Kendall’s lifetime passion for uniting diverse musical genres was the driving force in uniting with two fellow Curtis Institute of Music graduates Ranaan Meyer (bass) and Zachary De Pue (violin) to create Time for Three (tf3). Performing music from Bach and Brahms to their own arrangements of The Beatles, Katy Perry, Kanye West and Justin Timberlake, they have performed everywhere from Carnegie Hall to Jazz clubs, European festivals, NFL games and the Indy 500.  Their hit YouTube anti-bullying video “Stronger”, featured on CNN and the Huffington Post, has inspired students around the globe.   Their packed 2012/13 season will include the release of their second album, a return to Carnegie Hall, their first tour of Asia, and the world premiere of a new concerto by William Bolcom, in addition to their continuing residency with the Indianapolis Symphony Orchestra.

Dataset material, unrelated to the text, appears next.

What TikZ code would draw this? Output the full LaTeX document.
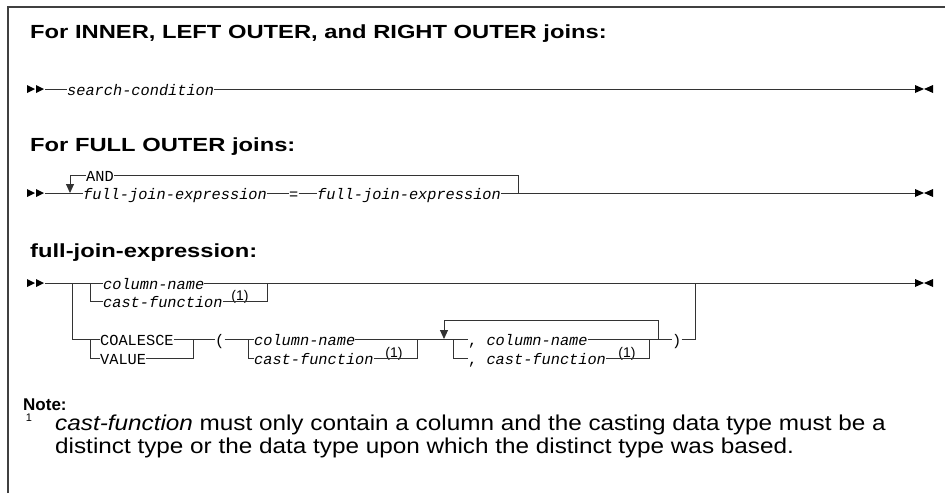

In addition to Time for Three, Kendall co-founded the Dryden String Quartet with his sister and fellow Curtis alum Yumi Kendall (cello), cousin Daniel Foster (viola), and Nurit Bar-Josef (violin), and the critically acclaimed East Coast Chamber Orchestra (ECCO).

As a soloist, he has graced the stages of Chicago, San Francisco, Cleveland, New York, Tokyo, and Chile. He has performed the Sibelius Violin Concerto, the Tchaikovsky Violin Concerto, John Corigliano’s Red Violin Suite, Kenji Bunch’s Fantasy, Vivaldi’s Four Seasons, and Piazzolla’s Four Seasons of Buenos Aires with esteemed ensembles including the Anchorage Symphony Orchestra, Cincinnati Chamber Orchestra, Maryland Symphony Orchestra, Hudson Valley Symphony, Metamorphosen Chamber Orchestra, Youngstown Symphony, Sinfonia Gulf Coast, Wichita Symphony, Asheville Symphony, and San Diego Symphony, among others.

Kendall, a Washington, D.C. native, began playing the violin at three years of age and hails from a musical family. His grandfather John Kendall was the first string teacher in the United States to pioneer the Suzuki method.  In the spirit of this rich musical heritage, Kendall participates in numerous outreach activities nationwide.